We love the camera. There are five set positions to choose from, but it's wonderfully dynamic, intelligently zooming out when you approach a ramp or slope to give you a glorious, widescreen eye-full of your imminent giant leap. There's also a first-person view thrown in or good measure.

Control-wise, the basics are solid and responsive, and within a few minutes we're already achieving some vaguely competent rail grinds and mid-air posturing in amongst the agonising plunges into the icy abyss. There is a very real sense of freedom on the mountain, its varied topography providing all manner of challenges and opportunities.

It's hard to appreciate any subtlety and nuance that may lie within the trick system on what amounts to a very brief playtest.

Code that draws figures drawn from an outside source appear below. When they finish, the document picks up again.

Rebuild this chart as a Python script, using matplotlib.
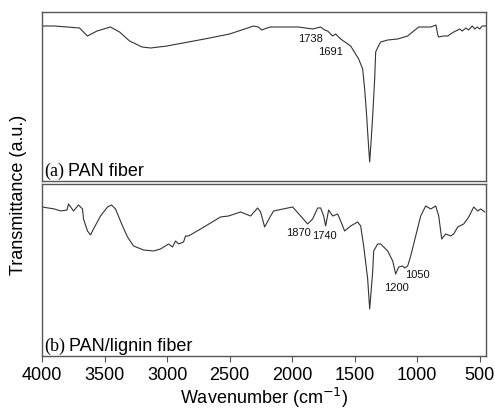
"""FTIR spectra of PAN and PAN/lignin fibers, two stacked panels."""

import matplotlib
matplotlib.use("Agg")
import matplotlib.pyplot as plt

# ---- data (transmittance in arbitrary units) ----
pan_wn = [4000, 3900, 3800, 3700, 3636, 3560, 3452, 3380, 3300, 3200, 3132,
          3000, 2916, 2700, 2500, 2308, 2270, 2243, 2200, 2172, 2092, 1950,
          1836, 1772, 1740, 1716, 1676, 1652, 1612, 1532, 1468, 1436, 1420,
          1404, 1390, 1380, 1370, 1356, 1340, 1332, 1310, 1292, 1236, 1156,
          1076, 1028, 988, 892, 850, 835, 828, 790, 756, 708, 660, 640, 610,
          590, 560, 540, 520, 500, 480, 450]
pan_t = [155, 155, 154, 153, 145, 150, 154, 149, 140, 134, 133,
         135, 137, 142, 147, 155, 154, 151, 153, 154, 154, 154,
         152, 154, 151, 150, 145, 147, 142, 135, 122, 112, 92,
         65, 37, 19, 37, 65, 102, 129, 135, 139, 141, 142,
         145, 150, 154, 154, 156, 146, 144, 145, 145, 149, 152, 150, 153,
         151, 155, 152, 154, 152, 155, 155]

lig_wn = [4000, 3950, 3900, 3850, 3800, 3788, 3748, 3708, 3676, 3668, 3636,
          3612, 3588, 3532, 3476, 3444, 3412, 3356, 3316, 3268, 3188, 3108,
          3052, 2988, 2956, 2932, 2908, 2868, 2852, 2828, 2732, 2572, 2508,
          2412, 2332, 2276, 2252, 2220, 2172, 2148, 1996, 1932, 1876, 1836,
          1796, 1772, 1748, 1732, 1708, 1676, 1636, 1612, 1580, 1532, 1476,
          1452, 1428, 1396, 1380, 1356, 1348, 1316, 1292, 1236, 1196, 1172,
          1148, 1116, 1100, 1076, 1052, 1012, 972, 932, 892, 852, 828, 804,
          772, 732, 708, 676, 628, 588, 548, 516, 492, 460]
lig_t = [147, 146, 145, 143, 144, 150, 143, 149, 145, 135, 123,
         119, 125, 138, 147, 149, 145, 128, 117, 108, 104, 103,
         105, 110, 107, 113, 110, 112, 118, 118, 125, 137, 138,
         142, 138, 146, 142, 127, 138, 143, 147, 138, 130, 135,
         146, 146, 138, 128, 144, 138, 140, 133, 123, 128, 132,
         128, 108, 75, 45, 82, 103, 110, 110, 103, 93, 80,
         87, 88, 86, 88, 98, 118, 138, 148, 145, 148, 138, 115,
         120, 118, 120, 127, 130, 137, 147, 143, 145, 142]

pan_peaks = ["1738", "1691"]
pan_peak_pos = [(1852, 143), (1692, 130)]
lig_peaks = ["1870", "1740", "1200", "1050"]
lig_peak_pos = [(1948, 122), (1740, 119), (1164, 67), (996, 80)]

x_ticks = [4000, 3500, 3000, 2500, 2000, 1500, 1000, 500]

LINE = "#333333"
SPINE = "#555555"
SANS = "Liberation Sans"

fig = plt.figure(figsize=(4.95, 4.14), dpi=100)
ax_a = fig.add_axes([0.0848, 0.5604, 0.897, 0.4082])
ax_b = fig.add_axes([0.0848, 0.1377, 0.897, 0.4155])

panels = [
    (ax_a, pan_wn, pan_t, (0, 169), "(a)", "PAN fiber", pan_peaks, pan_peak_pos),
    (ax_b, lig_wn, lig_t, (-2, 170), "(b)", "PAN/lignin fiber", lig_peaks, lig_peak_pos),
]
for ax, wn, t, ylim, tag, name, peaks, pos in panels:
    ax.plot(wn, t, color=LINE, lw=0.8)
    ax.set_xlim(4000, 450)
    ax.set_ylim(*ylim)
    ax.set_yticks([])
    for s in ax.spines.values():
        s.set_color(SPINE)
        s.set_linewidth(1.0)
    for label, (px, py) in zip(peaks, pos):
        ax.text(px, py, label, fontsize=8, ha="center", va="center",
                family=SANS, color="#111111")
    t_tag = ax.text(0.004, 0.036, tag, transform=ax.transAxes, fontsize=13,
                    family="Liberation Serif", va="baseline", ha="left")
    ax.annotate(name, xy=(1, 0.036), xycoords=(t_tag, "axes fraction"),
                xytext=(3, 0), textcoords="offset points", fontsize=13,
                family=SANS, va="baseline", ha="left")

ax_a.set_xticks([])
ax_b.set_xticks(x_ticks)
ax_b.tick_params(axis="x", direction="out", length=4.5, width=0.8,
                 color=SPINE, labelsize=13, pad=3)
for lb in ax_b.get_xticklabels():
    lb.set_family(SANS)
ax_b.set_xlabel("Wavenumber (cm$^{-1}$)", fontsize=13, family=SANS,
                labelpad=1)

fig.text(0.038, 0.53, "Transmittance (a.u.)", rotation=90, fontsize=13,
         family=SANS, ha="center", va="center")

fig.savefig("out.png", dpi=100)
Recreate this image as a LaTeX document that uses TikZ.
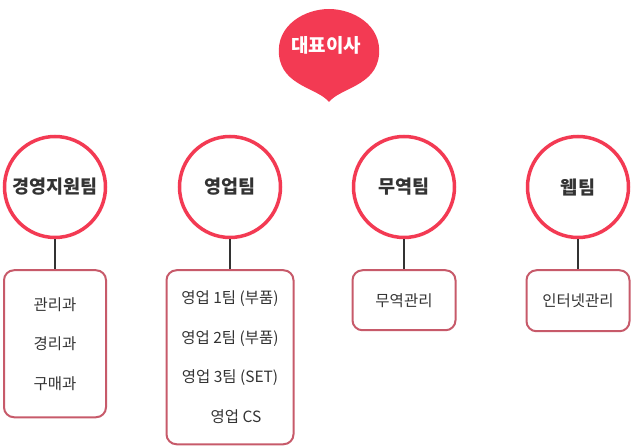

It's clear the game does lean more towards the studied realism of Amped, which is no bad thing. Our biggest issue at this point is with the speed.

Even hurtling down the steepest parts of the mountain, leaning forward as hard as we can, it never quite delivers that sense of exhilaration, that electrifying surge of adrenaline that is the drug of downhill racing. To us, it just feels too cautious, too sedate at present, more Sunday drive than Ski Sunday.

Maybe we're clamouring for the arcade experience the team is consciously avoiding; but we still feel that even a slight boost could make a huge difference to the sense of thrill, danger and excitement we want to feel when we're belting through such eye-poppingly vast environments.

Wii owners necessarily cannot share in the Assassin's engine love-in, so Nintendo's system, as is often the case, gets a unique version with a slightly younger, more casual skew on it. The big draw is Balance Board support, which lets you literally ape the actions of a snowboarder.

After a brief demo we get a couple of runs at this. Our on-screen boarder responds convincingly to our movements. Standing sideways on, leaning forwards and backwards steers, while left and right equate to accelerate and brake. Tricks are accessed through a combination of the Wiimote buttons and the leg pump to elevate you in the first place - performed in exactly the same manner as the ski jump mini-game in Wii Fit.

It's good fun and the instant appeal and accessibility it will have for families is obvious. Whether it can transcend novelty sufficiently to sustain a full price product is another question, of course, and one only extended play will answer. On Wii Shaun White is fully playable either with Balance Board or Wiimote, with slight differences to level design and difficulty to accommodate the differing demands - although board and remote can tackle each other in multiplayer.

Balancing the gameplay is the team's biggest headache here, we're told. And we confess to being a little concerned that, for a game designed originally for the Wiimote (with a post-Wii Fit rewrite to accommodate the Balance Board), we are not allowed to play it with one at this point.

So, with Shaun White Snowboarding, the big task of building a new brand from scratch has at least one big idea, in the player-populated pistes, that should make it one to watch for those clamouring for a new generation snowboarding hero to worship. We're all for thinking big; just so long as someone's keeping an eye on the details.

Shaun White Snowboarding is due to release on PS3, 360, PC and Wii this winter.